Another musical feature at this year's fair was a mini-country music festival the Twin-E Country Fest, with the new "E" Stage, which hosted a Songwriters Series, up-and-coming artists and the Masters of Music competition, showcasing local and regional artists. "We want to think we are becoming  a music festival."

Two new exhibits also grabbed fairgoer attentions as highlights of the 2017 Big E, A Walk Through History debuted in the Hampden County Building's auditorium, an outgrowth of last year's 100th anniversary of the fair, which featured memorabilia and other items for the century of Easter States Expositions. The building is now a permanent fair museum, featuring history of the fair as well rotating exhibits outlining the rich agricultural and educational history of the Exposition. "Last year was the first time we really had our own archive created, so we are now making that permanent part of the fair," said Cassidy. 
Another new exhibit, Michelangelo's Sistine Chapel: The Exhibition, sponsored by Uncommon USA, recreated one of the famed ceilings through photographic reproduction. The exhibit made a splash earlier in the year the Oculus/National 9-11 Museum & Memorial in Lower Manhattan. "It was a great exhibit," said Cassidy.

New Mascot 
The Big E also made a complete overhaul of its marketing, with a new theme - Free Bird, which accompanied a new mascot - "Chick-E" - a chickadee type creature who visited various scenes of the fair. Chick-E was used in some print and online ads, but was mainly the star of various animated spots. "We worked him into the advertising campaign, and you saw him playing among farm animals and having various fair experiences. He really acted as the fairgoer. He was a really fun image, very clever. 

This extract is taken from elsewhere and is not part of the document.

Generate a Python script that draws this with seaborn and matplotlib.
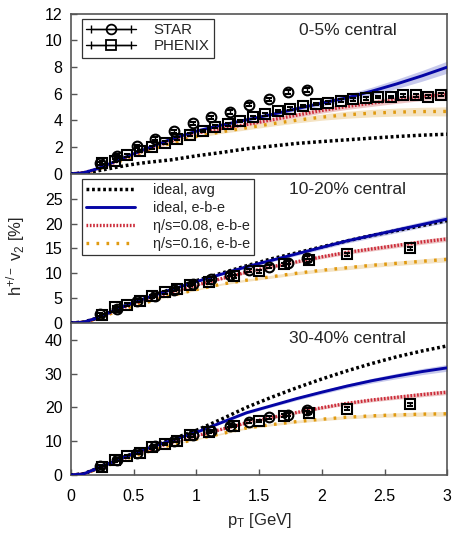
import numpy as np
import pandas as pd
import seaborn as sns
import matplotlib.pyplot as plt
from matplotlib.lines import Line2D
from matplotlib.legend_handler import HandlerLine2D

# pT grid for the hydro curves
pt_grid = [0, 0.1, 0.2, 0.3, 0.4, 0.5, 0.6, 0.8, 1.0, 1.2, 1.4, 1.6, 1.8, 2.0, 2.2, 2.4, 2.6, 2.8, 3.0]

# 0-5% central
c05_ideal_avg = [0, 0.05, 0.2, 0.38, 0.56, 0.72, 0.85, 1.05, 1.35, 1.6, 1.88, 2.08, 2.28, 2.42, 2.55, 2.68, 2.8, 2.9, 2.97]
c05_ideal_ebe = [0, 0.08, 0.35, 0.72, 1.12, 1.5, 1.88, 2.6, 3.2, 3.65, 4.05, 4.45, 4.88, 5.3, 5.7, 6.2, 6.75, 7.35, 8.0]
c05_eta008 = [0, 0.08, 0.33, 0.68, 1.05, 1.42, 1.8, 2.45, 3.05, 3.4, 3.7, 4.05, 4.4, 4.75, 5.05, 5.3, 5.55, 5.78, 5.95]
c05_eta016 = [0, 0.07, 0.3, 0.63, 0.98, 1.33, 1.7, 2.3, 2.8, 3.15, 3.45, 3.75, 4.02, 4.25, 4.43, 4.55, 4.63, 4.67, 4.68]
c05_band_ebe = [0, 0, 0, 0, 0, 0, 0.01, 0.03, 0.05, 0.08, 0.1, 0.13, 0.17, 0.2, 0.25, 0.3, 0.35, 0.4, 0.45]
c05_band_008 = [0, 0, 0, 0, 0, 0.02, 0.03, 0.05, 0.08, 0.1, 0.12, 0.15, 0.18, 0.2, 0.22, 0.24, 0.26, 0.28, 0.3]
c05_band_016 = [0, 0, 0, 0, 0, 0.02, 0.03, 0.06, 0.09, 0.12, 0.15, 0.18, 0.2, 0.23, 0.26, 0.28, 0.3, 0.32, 0.34]

# 10-20% central
c1020_ideal_avg = [0, 0.15, 0.9, 2.0, 3.1, 4.1, 5.0, 6.8, 8.5, 10.0, 11.5, 12.9, 14.1, 15.3, 16.5, 17.6, 18.6, 19.6, 20.6]
c1020_ideal_ebe = [0, 0.15, 0.9, 2.0, 3.1, 4.1, 5.0, 6.7, 8.3, 9.8, 11.3, 12.6, 13.9, 15.2, 16.5, 17.6, 18.7, 19.8, 20.9]
c1020_eta008 = [0, 0.13, 0.85, 1.9, 2.9, 3.8, 4.7, 6.2, 7.6, 8.9, 10.2, 11.3, 12.3, 13.3, 14.2, 14.9, 15.6, 16.3, 16.9]
c1020_eta016 = [0, 0.12, 0.75, 1.7, 2.6, 3.4, 4.1, 5.5, 6.7, 7.8, 8.6, 9.3, 10.0, 10.6, 11.1, 11.6, 12.0, 12.4, 12.8]
c1020_band_ebe = [0, 0, 0, 0, 0, 0.03, 0.05, 0.1, 0.15, 0.2, 0.25, 0.3, 0.35, 0.4, 0.45, 0.5, 0.55, 0.6, 0.7]
c1020_band_008 = [0, 0, 0, 0, 0, 0.03, 0.05, 0.1, 0.15, 0.2, 0.25, 0.3, 0.33, 0.36, 0.4, 0.42, 0.45, 0.48, 0.5]
c1020_band_016 = [0, 0, 0, 0, 0, 0.03, 0.05, 0.1, 0.15, 0.2, 0.25, 0.3, 0.33, 0.36, 0.4, 0.42, 0.45, 0.48, 0.5]

# 30-40% central
c3040_ideal_avg = [0, 0.3, 1.8, 3.3, 5.0, 6.4, 7.8, 10.5, 13.2, 16.5, 20.0, 23.0, 25.8, 28.4, 30.8, 33.0, 35.0, 36.7, 38.2]
c3040_ideal_ebe = [0, 0.3, 1.8, 3.3, 4.9, 6.3, 7.7, 10.2, 12.6, 15.5, 18.4, 20.5, 22.6, 24.5, 26.3, 27.9, 29.3, 30.6, 31.7]
c3040_eta008 = [0, 0.28, 1.7, 3.1, 4.6, 5.9, 7.1, 9.6, 11.6, 13.5, 15.4, 17.0, 18.5, 19.9, 21.2, 22.2, 23.0, 23.8, 24.5]
c3040_eta016 = [0, 0.26, 1.6, 2.9, 4.3, 5.5, 6.7, 8.9, 10.6, 12.2, 13.9, 14.9, 15.8, 16.5, 17.1, 17.5, 17.8, 18.0, 18.1]
c3040_band_ebe = [0, 0, 0, 0, 0, 0.05, 0.08, 0.15, 0.2, 0.3, 0.35, 0.4, 0.5, 0.55, 0.6, 0.7, 0.8, 0.9, 1.0]
c3040_band_008 = [0, 0, 0, 0, 0, 0.05, 0.08, 0.12, 0.18, 0.25, 0.3, 0.35, 0.4, 0.45, 0.5, 0.55, 0.6, 0.65, 0.7]
c3040_band_016 = [0, 0, 0, 0, 0, 0.05, 0.08, 0.12, 0.18, 0.25, 0.3, 0.35, 0.4, 0.45, 0.5, 0.55, 0.6, 0.65, 0.7]

# STAR data
star_pt = [0.23, 0.37, 0.53, 0.67, 0.82, 0.97, 1.12, 1.27, 1.42, 1.58, 1.73, 1.88]
star_05 = [0.78, 1.33, 2.05, 2.63, 3.2, 3.8, 4.23, 4.63, 5.18, 5.58, 6.13, 6.28]
star_1020 = [1.7, 2.8, 4.5, 5.5, 6.7, 7.9, 8.9, 9.7, 10.6, 11.3, 12.1, 13.1]
star_3040 = [2.6, 4.5, 6.6, 8.5, 10.1, 11.7, 13.0, 14.6, 15.8, 17.1, 17.8, 19.3]

# PHENIX data
phenix_pt_05 = [0.25, 0.35, 0.45, 0.55, 0.65, 0.75, 0.85, 0.95, 1.05, 1.15, 1.25, 1.35, 1.45, 1.55,
                1.65, 1.75, 1.85, 1.95, 2.05, 2.15, 2.25, 2.35, 2.45, 2.55, 2.65, 2.75, 2.85, 2.95]
phenix_05 = [0.83, 0.98, 1.38, 1.7, 1.98, 2.33, 2.63, 2.93, 3.2, 3.53, 3.7, 3.95, 4.23, 4.45,
             4.7, 4.88, 5.08, 5.23, 5.33, 5.48, 5.58, 5.65, 5.75, 5.75, 5.88, 5.88, 5.78, 5.93]
phenix_pt = [0.25, 0.35, 0.45, 0.55, 0.65, 0.75, 0.85, 0.95, 1.1, 1.3, 1.5, 1.7, 1.9, 2.2, 2.7]
phenix_1020 = [1.55, 3.2, 3.7, 4.5, 5.4, 6.2, 6.9, 7.7, 8.2, 9.4, 10.4, 11.8, 12.6, 13.8, 15.0]
phenix_3040 = [2.3, 4.3, 5.5, 6.6, 8.2, 9.2, 10.1, 11.7, 12.7, 14.5, 16.0, 17.5, 18.3, 19.6, 20.9]

centralities = ['0-5% central', '10-20% central', '30-40% central']
x_ticks = [0, 0.5, 1, 1.5, 2, 2.5, 3]
y_limits = [12, 30, 45]
y_steps = [2, 5, 10]
star_err = [0.12, 0.3, 0.4]
phenix_err = [0.1, 0.3, 0.4]

panels = [
    dict(avg=c05_ideal_avg, ebe=c05_ideal_ebe, e08=c05_eta008, e16=c05_eta016,
         b_ebe=c05_band_ebe, b08=c05_band_008, b16=c05_band_016,
         star=star_05, ph_pt=phenix_pt_05, ph=phenix_05),
    dict(avg=c1020_ideal_avg, ebe=c1020_ideal_ebe, e08=c1020_eta008, e16=c1020_eta016,
         b_ebe=c1020_band_ebe, b08=c1020_band_008, b16=c1020_band_016,
         star=star_1020, ph_pt=phenix_pt, ph=phenix_1020),
    dict(avg=c3040_ideal_avg, ebe=c3040_ideal_ebe, e08=c3040_eta008, e16=c3040_eta016,
         b_ebe=c3040_band_ebe, b08=c3040_band_008, b16=c3040_band_016,
         star=star_3040, ph_pt=phenix_pt, ph=phenix_3040),
]

sns.set_theme(style='white')
plt.rcParams['font.family'] = ['Liberation Sans', 'DejaVu Sans']
plt.rcParams['mathtext.fontset'] = 'custom'
plt.rcParams['mathtext.rm'] = 'Liberation Sans'
plt.rcParams['mathtext.it'] = 'Liberation Sans'

blue = '#0505a5'
red = '#cc2a38'
orange = '#e09a10'
style_avg = dict(color='black', lw=2.5, linestyle=(0, (0.8, 0.8)))
style_ebe = dict(color=blue, lw=2.1, linestyle='-')
style_08 = dict(color=red, lw=2.4, linestyle=(0, (0.5, 0.5)))
style_16 = dict(color=orange, lw=2.4, linestyle=(0, (0.8, 2.2)))

fig = plt.figure(figsize=(4.63, 5.51), dpi=100)
gs = fig.add_gridspec(3, 1, height_ratios=[160, 149, 152], hspace=0,
                      left=0.153, right=0.966, top=0.975, bottom=0.138)
axes = [fig.add_subplot(gs[i]) for i in range(3)]

for i, (ax, p) in enumerate(zip(axes, panels)):
    df = pd.DataFrame({'pt': pt_grid, 'avg': p['avg'], 'ebe': p['ebe'], 'e08': p['e08'], 'e16': p['e16']})
    for key, band, col in [('ebe', 'b_ebe', '#b9bce8'), ('e08', 'b08', '#eab8b8'), ('e16', 'b16', '#f2dcb4')]:
        lo = np.array(p[key]) - np.array(p[band])
        hi = np.array(p[key]) + np.array(p[band])
        ax.fill_between(pt_grid, lo, hi, color=col, lw=0, alpha=0.8, zorder=1)
    sns.lineplot(data=df, x='pt', y='e16', ax=ax, zorder=2, **style_16)
    sns.lineplot(data=df, x='pt', y='e08', ax=ax, zorder=3, **style_08)
    sns.lineplot(data=df, x='pt', y='avg', ax=ax, zorder=4, **style_avg)
    sns.lineplot(data=df, x='pt', y='ebe', ax=ax, zorder=4, **style_ebe)
    ax.errorbar(star_pt, p['star'], yerr=star_err[i], fmt='o', ms=7, mfc='none', mec='black',
                mew=1.5, ecolor='black', elinewidth=1, capsize=2, zorder=6)
    ax.errorbar(p['ph_pt'], p['ph'], yerr=phenix_err[i], fmt='s', ms=7, mfc='none', mec='black',
                mew=1.5, ecolor='black', elinewidth=1, capsize=2, zorder=6)

    ax.set_xlim(0, 3)
    ax.set_ylim(0, y_limits[i])
    yt = np.arange(0, y_limits[i] + 0.1, y_steps[i])
    if i > 0:
        yt = yt[yt < y_limits[i] - 0.1]
    ax.set_yticks(yt)
    ax.set_yticklabels([f'{v:g}' for v in yt])
    ax.set_xticks(x_ticks)
    ax.set_xticklabels([f'{v:g}' for v in x_ticks])
    ax.set_xlabel('')
    ax.set_ylabel('')
    ax.tick_params(axis='both', direction='in', length=4, width=1, color='#555555',
                   labelsize=11.5, labelcolor='black')
    ax.tick_params(axis='y', left=True, right=False, pad=6)
    ax.tick_params(axis='x', bottom=(i == 2), top=False, labelbottom=(i == 2), pad=10)
    for s in ax.spines.values():
        s.set_color('#555555')
        s.set_linewidth(1.2)
    ax.text(0.735, 0.895, centralities[i], transform=ax.transAxes, ha='center', va='center', fontsize=12.5)

axes[2].set_xlabel('p$_{\\mathrm{T}}$ [GeV]', fontsize=12, labelpad=5)
fig.text(0.033, 0.535, 'h$^{+/-}$ v$_2$ [%]', rotation=90, ha='center', va='center', fontsize=12)

# legend: data
star_h = Line2D([], [], color='black', lw=1, marker='o', ms=7, mfc='none', mec='black', mew=1.3)
phen_h = Line2D([], [], color='black', lw=1, marker='s', ms=7, mfc='none', mec='black', mew=1.3)
cap1 = Line2D([], [], color='black', lw=1, marker='|', ms=6, mew=1)
cap2 = Line2D([], [], color='black', lw=1, marker='|', ms=6, mew=1)
leg1 = axes[0].legend([(cap1, star_h), (cap2, phen_h)], ['STAR', 'PHENIX'],
                      handler_map={cap1: HandlerLine2D(numpoints=2), cap2: HandlerLine2D(numpoints=2)},
                      loc='upper left', bbox_to_anchor=(0.029, 0.969), borderaxespad=0,
                      frameon=True, fancybox=False, edgecolor='black', fontsize=10.8,
                      handlelength=3.3, handletextpad=1.2, labelspacing=0.15, borderpad=0.3,
                      numpoints=1)
leg1.get_frame().set_linewidth(0.9)

# legend: curves
th = [Line2D([], [], **style_avg), Line2D([], [], **style_ebe), Line2D([], [], **style_08), Line2D([], [], **style_16)]
leg2 = axes[1].legend(th, ['ideal, avg', 'ideal, e-b-e', '\u03b7/s=0.08, e-b-e', '\u03b7/s=0.16, e-b-e'],
                      loc='upper left', bbox_to_anchor=(0.029, 0.966), borderaxespad=0,
                      frameon=True, fancybox=False, edgecolor='black', fontsize=10.4,
                      handlelength=3.4, handletextpad=1.2, labelspacing=0.27, borderpad=0.3)
leg2.get_frame().set_linewidth(0.9)

fig.savefig('out.png', dpi=100)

The fair media allocation for marketing in 2017 was: Television, 27 percent; Radio, 35 percent; Print, 8 percent; Out of Home, 15 percent; Online, 15 percent. "We redirected more money into social media, and we increased that budget by 25 percent.

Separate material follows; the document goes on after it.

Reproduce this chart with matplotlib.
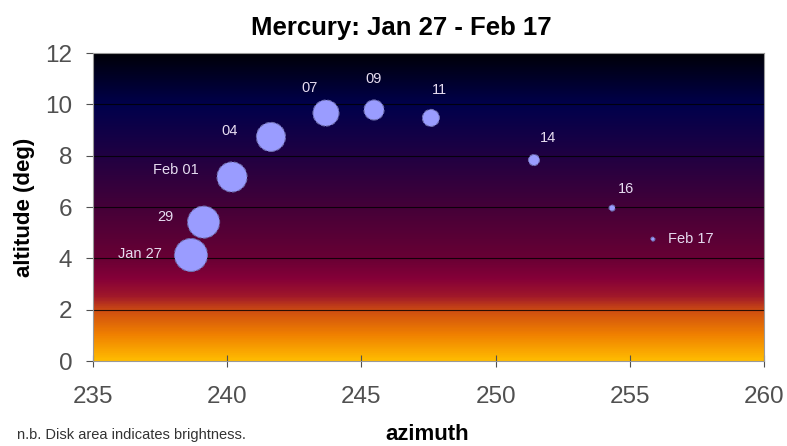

The new social media focus was primarily on ticket sales. "Social Media was driving a great deal of our ticket sales. We stole an idea from the Wisconsin State Fair were we ran a flash sale in June, which we discounted at $8 (tickets were usually $15). We sold 90,000 tickets in less than a day."

He pointed out that the redemption rate for flash sale tickets were 80 percent. "There were a lot of them that went unclaimed, and so the deep discount wasn't as great, it was only $10 instead of $8."

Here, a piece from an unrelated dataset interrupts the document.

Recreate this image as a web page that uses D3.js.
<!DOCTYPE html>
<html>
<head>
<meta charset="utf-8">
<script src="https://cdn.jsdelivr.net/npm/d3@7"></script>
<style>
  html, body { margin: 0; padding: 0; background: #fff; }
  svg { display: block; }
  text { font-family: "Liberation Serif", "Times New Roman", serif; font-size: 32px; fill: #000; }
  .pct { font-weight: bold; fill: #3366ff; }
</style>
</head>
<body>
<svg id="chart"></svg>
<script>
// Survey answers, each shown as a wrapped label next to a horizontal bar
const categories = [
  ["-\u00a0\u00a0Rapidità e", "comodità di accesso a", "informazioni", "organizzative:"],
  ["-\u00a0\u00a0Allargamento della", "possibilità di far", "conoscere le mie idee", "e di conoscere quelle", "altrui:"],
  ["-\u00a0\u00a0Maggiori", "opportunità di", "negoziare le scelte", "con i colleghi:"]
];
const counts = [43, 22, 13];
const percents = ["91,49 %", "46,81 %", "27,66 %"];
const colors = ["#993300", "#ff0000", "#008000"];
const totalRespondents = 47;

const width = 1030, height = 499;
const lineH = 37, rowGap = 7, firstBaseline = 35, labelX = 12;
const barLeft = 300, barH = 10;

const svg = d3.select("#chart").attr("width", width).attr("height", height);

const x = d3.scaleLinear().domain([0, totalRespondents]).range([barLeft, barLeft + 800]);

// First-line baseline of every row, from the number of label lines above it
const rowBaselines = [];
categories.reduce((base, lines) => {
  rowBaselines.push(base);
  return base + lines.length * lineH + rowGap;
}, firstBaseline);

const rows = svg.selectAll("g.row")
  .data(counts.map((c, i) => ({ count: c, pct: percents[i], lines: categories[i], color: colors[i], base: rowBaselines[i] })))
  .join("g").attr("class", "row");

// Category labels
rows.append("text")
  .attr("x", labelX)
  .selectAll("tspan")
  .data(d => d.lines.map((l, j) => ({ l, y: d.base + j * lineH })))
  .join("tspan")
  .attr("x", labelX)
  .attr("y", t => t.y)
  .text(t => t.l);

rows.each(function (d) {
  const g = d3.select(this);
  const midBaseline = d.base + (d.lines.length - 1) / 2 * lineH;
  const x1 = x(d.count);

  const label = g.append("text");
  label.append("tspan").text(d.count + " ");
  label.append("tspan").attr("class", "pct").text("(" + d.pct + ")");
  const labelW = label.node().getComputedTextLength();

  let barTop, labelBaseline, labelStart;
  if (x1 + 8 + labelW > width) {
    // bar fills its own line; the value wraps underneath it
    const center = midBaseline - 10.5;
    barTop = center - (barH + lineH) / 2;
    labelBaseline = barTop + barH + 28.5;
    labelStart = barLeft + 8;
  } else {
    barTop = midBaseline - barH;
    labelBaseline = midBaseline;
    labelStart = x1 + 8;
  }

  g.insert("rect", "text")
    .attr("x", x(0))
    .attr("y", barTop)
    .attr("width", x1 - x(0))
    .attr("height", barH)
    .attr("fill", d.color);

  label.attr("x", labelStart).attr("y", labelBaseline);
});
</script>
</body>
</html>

The social media makeover and heavier emphasis also reaped a stronger millennial following for the fair. "Our social media expanded substantially, and we really increased the 25-35 year old demo. With the music and the social media, there is really a party and festival atmosphere, and we had younger people, and our alcohol sales also increased."
NAME Midway 
The Easter States Exposition midway was operated by North American Midway Entertainment (NAME), and Cassidy said the revenue was a record, up 11 percent over last year. The midway featured 50 rides, with the debut of The Bullet Train Roller Coaster highlighting the ride selection this year." 

The fair featured 145 food concessions, with the most popular seller being the signature item for the fair, the Big E Cream Puffs & Eclairs. The also had a two-level Bud & Burger Pub, featuring the specially created Big TastE Burger for the fair. "We found double decker tents," Cassidy explained, "It was a quite a big attraction, people could come and sit under the tent, and we had a small stage nearby, where local talent played. The tents had a great view of the fairgrounds." 

Another food vendor The Deep South Company, whose specialty was Waffle Chicken Bites, also added a second floor with the new double decker tents.

Other foods at the Big E included the Deep Fried Holy Cannoli, Gourmet Candy Apples and gourmet     tater tots at Tots-A-Lot. In addition, the "Spencer Trappist Beer Bar and Experience" featured a newly created Reserve Ale (a Trappist 'Quadrupel'), putting an old world spin on the hand-crafted bear movement. 

"I talked to a lot of vendors whose sales were up as high as 20 percent compared to last year. I think people are feeling more confident in the economy, and they're less afraid to spend money. We also know more about our customer and did a better job reaching with our marketing and our programming. The weather was like a last gasp of summer, and people came out despite the heat."